Text Encoding Fundamentals and their Application

University of Victoria

For those new to the field, this is an introduction to the theory and practice of encoding electronic texts for the humanities. This workshop is designed for individuals who are contemplating embarking on a text-encoding project, or for those who would like to better understand the philosophy, theory, and practicalities of encoding in XML (Extensible Markup Language) using the Text Encoding Initiative (TEI) Guidelines. No prior experience with XML is assumed, but the course will move quickly through the basics.

Both sections provide a strong introduction to text encoding and cover the essentials of TEI, but with slightly different emphasis. Section A (Constance Crompton and Laura Estill) will focus on manuscripts and primary source materials, taking participants through the process of representing original documents in TEI. Section B (Syd Bauman and Emily Murphy) will focus on contextual information with an emphasis on representing biographical, historical, and geographic information within the text.
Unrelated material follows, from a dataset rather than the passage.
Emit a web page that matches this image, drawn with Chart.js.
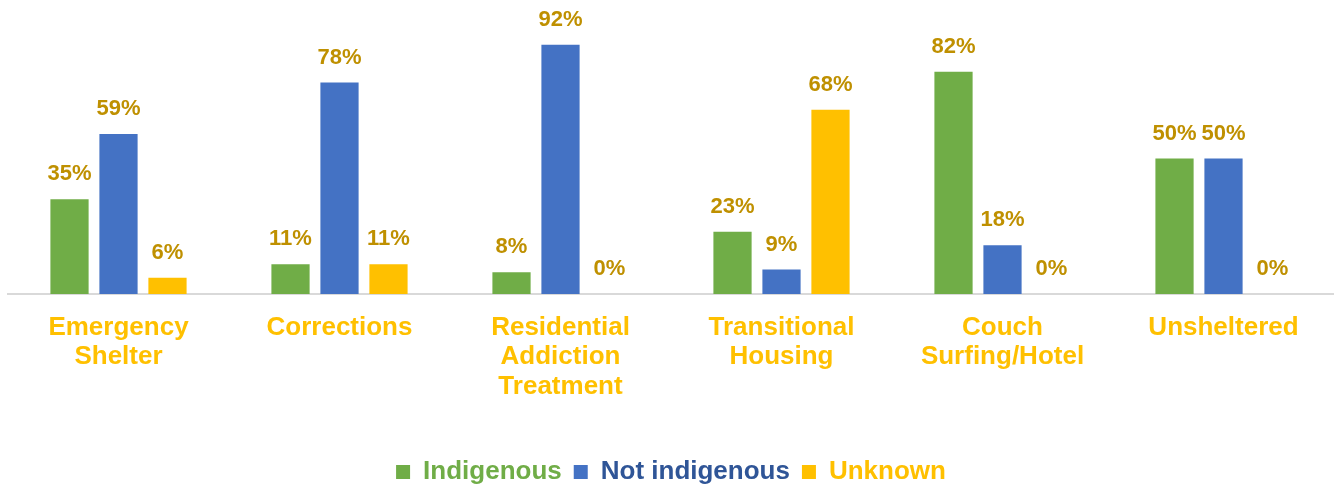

Tuition scholarship and travel bursaries are available. To apply, visit the DHSI site

August 20-22, 2014

Taking TEI Further: Teaching With TEI

Northeastern University

As digital humanities increasingly gains profile in traditional humanities departments, the subject is becoming of greater interest in graduate and even undergraduate teaching. For faculty with TEI projects of their own, or with a strong research interest in the TEI, the challenge is to design a digital humanities syllabus that is rigorously and usefully digital, and yet still focused on humanities content. To what extent can text encoding be a useful pedagogical instrument, and what kinds of concepts does it help to teach? What kinds of practical infrastructure and prior preparation are needed to support a course of this type? What broader critical ideas in digital humanities and in traditional humanities domains would form a strong context? In this seminar, participants will each work on a course of their own, with opportunities for the group to workshop each syllabus and discuss the course narrative and design.